Veränderungsresistenz = (Anzahl blockierter Initiativen × Durchschnittliche Blockierungsdauer) ÷ (Anzahl notwendiger Anpassungen × Agilitätsfaktor)
Interpretationshilfe: Ein hoher Wert deutet auf eine Organisation hin, die sich schwer tut, sich an neue Gegebenheiten anzupassen. Notwendige Anpassungen werden blockiert oder verzögert, was die Wettbewerbsfähigkeit gefährdet.
Die Ursachen des Widerstands
- Angst vor Kontrollverlust: Mitarbeiter*innen befürchten, dass Veränderungen ihre Position oder ihren Einfluss schmälern.
- Mangelnde Transparenz: Unklare Kommunikation über die Gründe und Ziele der Veränderung schürt Misstrauen.
- Fehlende Ressourcen: Mangelnde Zeit, Budget oder Schulungen erschweren die Umsetzung neuer Prozesse oder Technologien.
- Festhalten an Gewohnheiten: Menschen sind Gewohnheitstiere. Veränderungen erfordern das Aufbrechen etablierter Routinen.
Strategien zur Reduzierung von Widerstand
- Offene Kommunikation: Informiere deine Mitarbeiter*innen frühzeitig und transparent über die geplanten Veränderungen. Erkläre die Notwendigkeit und die Vorteile.

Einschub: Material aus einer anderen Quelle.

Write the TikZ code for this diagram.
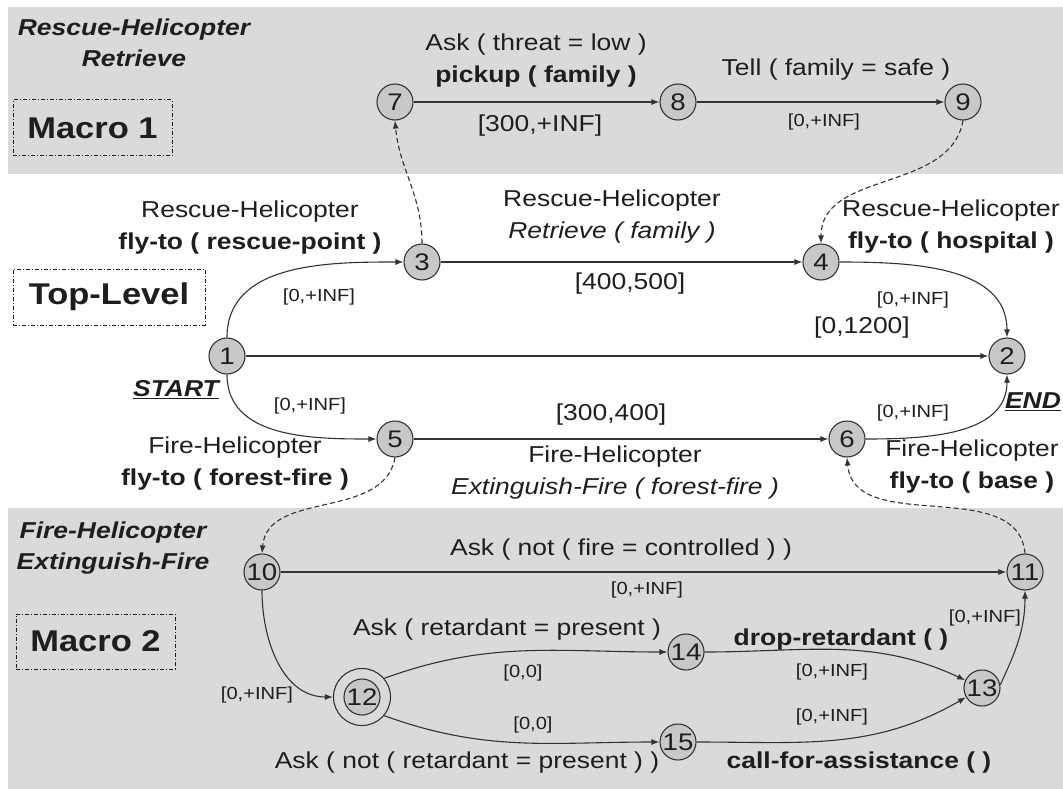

- Beteiligung: Beziehe deine Mitarbeiter*innen in den Veränderungsprozess ein. Gib ihnen die Möglichkeit, ihre Bedenken zu äußern und eigene Ideen einzubringen.
- Schulungen und Unterstützung: Stelle sicher, dass deine Mitarbeiter*innen die notwendigen Fähigkeiten und Ressourcen haben, um die Veränderungen erfolgreich umzusetzen.
- Vorbildfunktion: Zeige als Führungskraft, dass du selbst offen für Veränderungen bist und sie aktiv unterstützt.
Die Zukunft gehört den resilienten Organisationen
Organisationen müssen nicht perfekt sein. Es sind die erfolgreich und zukunftsfähig, die ihre Verflechtungen bewusst gestalten, ihre organisatorischen Schulden regelmäßig tilgen, Opportunitätskosten berücksichtigen, eine Kultur des Lernens und der Anpassungsfähigkeit pflegen und den Widerstand gegen notwendige Veränderungen minimieren.
Es ist Zeit, umzudenken und diese neuen "Währungen" des Erfolgs in den Fokus zu rücken – für eine nachhaltige und erfolgreiche Zukunft.